Even as the threat landscape evolves, one of the most important lessons for security leaders is that the basics have not changed. In fact, they matter now more than ever. New risks do not require the replacement of foundational controls; they amplify the need for them.
Multi-Factor Authentication and Zero Trust
Multi-factor authentication (MFA) remains one of the clearest examples of reinforcing the basics. It continues to be among the most effective ways to reduce the likelihood of compromise. Industry data consistently shows that MFA dramatically lowers risk, even when credentials are exposed.
For mainframe environments, this is especially important because the systems involved are inherently high value and often deeply interconnected with core business services. Strengthening authentication is not optional. It is one of the fastest and most practical ways to improve security outcomes.

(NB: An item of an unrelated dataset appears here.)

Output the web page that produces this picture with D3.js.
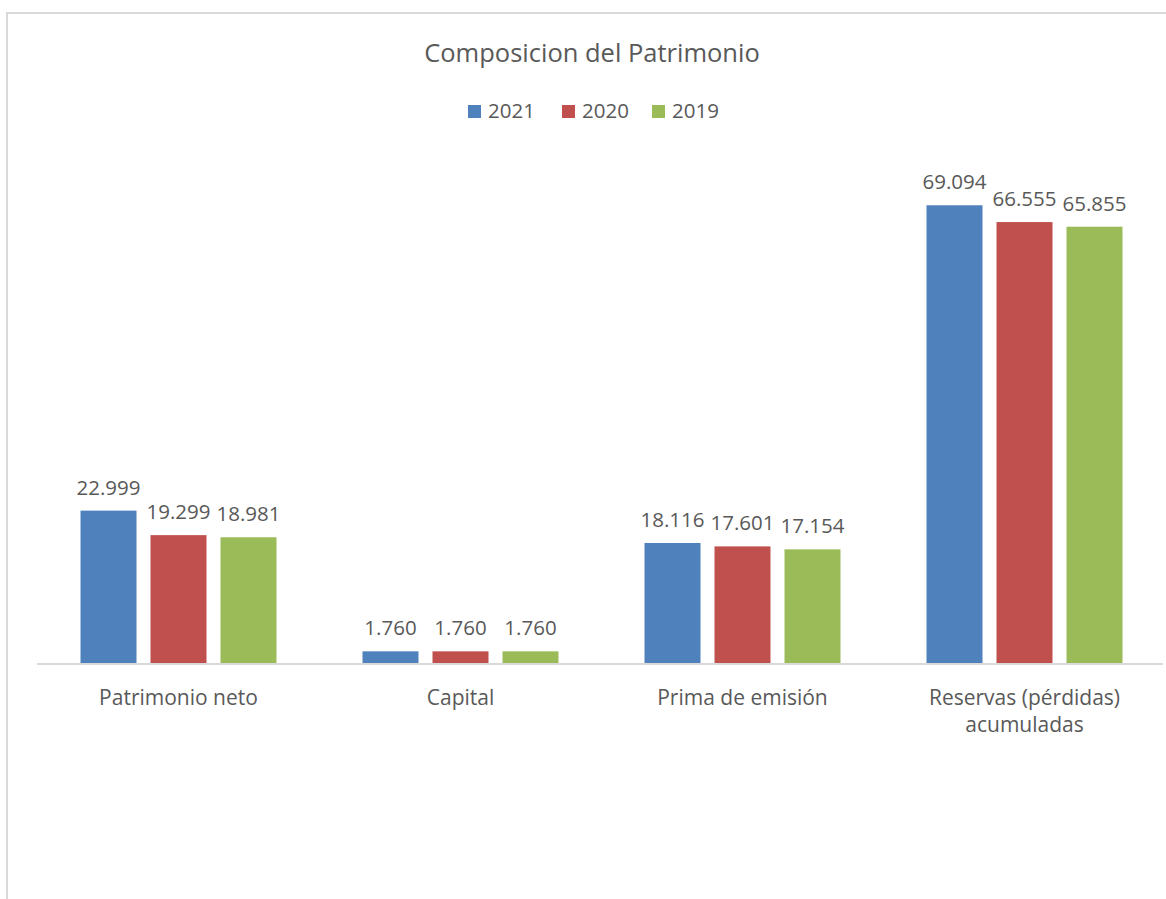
<!DOCTYPE html>
<html>
<head>
<meta charset="utf-8">
<script src="https://cdn.jsdelivr.net/npm/d3@7"></script>
<style>
body { margin: 0; background: #fff; }
text { font-family: "Open Sans", Roboto, sans-serif; fill: #595959; }
</style>
</head>
<body>
<svg id="chart"></svg>
<script>
var width = 1166, height = 899

// data
var categories = ["Patrimonio neto", "Capital", "Prima de emisión", "Reservas (pérdidas) acumuladas"]
var years = ["2021", "2020", "2019"]
var values2021 = [22.999, 1.760, 18.116, 69.094]
var values2020 = [19.299, 1.760, 17.601, 66.555]
var values2019 = [18.981, 1.760, 17.154, 65.855]
var colors = ["#4f81bd", "#c0504d", "#9bbb59"]

var series = [values2021, values2020, values2019]

var svg = d3.select("#chart")
    .attr("width", width)
    .attr("height", height)

// chart frame
svg.append("rect")
    .attr("x", 7).attr("y", 13)
    .attr("width", 1200).attr("height", 1000)
    .attr("fill", "#fff")
    .attr("stroke", "#d9d9d9")
    .attr("stroke-width", 2)

var x = d3.scaleBand()
    .domain(categories)
    .range([37.5, 1165.5])

var x1 = d3.scaleBand()
    .domain(years)
    .range([43, 239])
    .paddingInner(0.2)

var y = d3.scaleLinear()
    .domain([0, 80])
    .range([663, 133])

var fmt = function(v) { return v.toFixed(3) }

var groups = svg.selectAll("g.cat")
    .data(categories)
    .enter()
    .append("g")
        .attr("class", "cat")
        .attr("transform", d => "translate(" + x(d) + ",0)")

years.forEach(function(yr, i) {
    groups.append("rect")
        .attr("x", x1(yr))
        .attr("width", x1.bandwidth())
        .attr("y", (d, j) => y(series[i][j]))
        .attr("height", (d, j) => y(0) - y(series[i][j]))
        .attr("fill", colors[i])
    groups.append("text")
        .attr("x", x1(yr) + x1.bandwidth() / 2)
        .attr("y", (d, j) => y(series[i][j]) - 16)
        .attr("text-anchor", "middle")
        .style("font-size", "20.5px")
        .text((d, j) => fmt(series[i][j]))
})

// axis line
svg.append("line")
    .attr("x1", 37).attr("x2", 1163)
    .attr("y1", 664).attr("y2", 664)
    .attr("stroke", "#d9d9d9")
    .attr("stroke-width", 2)

// category labels (wrapped like the original)
var catLines = {
    "Reservas (pérdidas) acumuladas": ["Reservas (pérdidas)", "acumuladas"]
}
groups.append("text")
    .attr("text-anchor", "middle")
    .style("font-size", "21px")
    .each(function(d) {
        var lines = catLines[d] || [d]
        var t = d3.select(this)
        lines.forEach(function(l, k) {
            t.append("tspan")
                .attr("x", x.bandwidth() / 2)
                .attr("y", 705 + k * 27)
                .text(l)
        })
    })

// title
svg.append("text")
    .attr("x", 592)
    .attr("y", 62)
    .attr("text-anchor", "middle")
    .style("font-size", "25.5px")
    .text("Composicion del Patrimonio")

// legend
var legend = svg.append("g")
    .selectAll("g")
    .data(years)
    .enter()
    .append("g")
        .attr("transform", (d, i) => "translate(" + [468, 562, 652][i] + ",0)")
legend.append("rect")
    .attr("x", 0).attr("y", 105)
    .attr("width", 13).attr("height", 13)
    .attr("fill", (d, i) => colors[i])
legend.append("text")
    .attr("x", 20).attr("y", 118)
    .style("font-size", "20.5px")
    .text(d => d)
</script>
</body>
</html>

But authentication alone is not enough. Enterprises also need to enforce a Zero-Trust posture that limits standing privilege and emphasizes just-in-time, time-bound access. Mainframe resources are often business critical, and broad or persistent access creates unnecessary risk. Security teams should be moving toward models where access is granted only when needed, approved through defined workflows, and fully auditable. This approach reduces the blast radius of compromised credentials and helps organizations better align access with actual business needs.
Continuous Monitoring
Continuous monitoring is another imperative that cannot be overlooked. If the average time to contain a data breach stretches into months, then visibility and response speed become decisive advantages.
For example, in 2025, the average time to contain a data breach took 276 days. Real-time monitoring across the mainframe estate is essential for detecting abnormal access patterns, newly created resources, policy violations, and suspicious behavior before they escalate into larger incidents. Monitoring must also become more intelligent. Security teams do not need more noise; they need better signals. Effective policy authoring, alerting, and event correlation help teams focus on the activity that matters most.
Taken together, these priorities point to a broader strategic message for technology leaders: Future-ready security isn’t about choosing between innovation and discipline. It requires both. Organizations must prepare for AI-driven growth in NHIs, anticipate the cryptographic implications of quantum computing, and at the same time double down on proven controls such as MFA, least privilege, just-in-time access, and continuous monitoring.
That’s where modernization efforts can create real value. ACF2 and Top Secret v17 are not simply version upgrades. They’re part of a larger opportunity to rethink how identity and access security are implemented in one of the most critical environments in the enterprise. By strengthening identity hygiene, modernizing encryption, and reinforcing foundational controls, organizations can better align for the security of today and tomorrow.
The future of security will belong to enterprises that treat identity as the new perimeter, automation as both an enabler and a risk multiplier, and resilience as a design principle rather than a reactive measure. In a world shaped by NHI sprawl and quantum-era uncertainty, winning organizations will be the ones that modernize with purpose, govern with precision, and never lose sight of the fundamentals.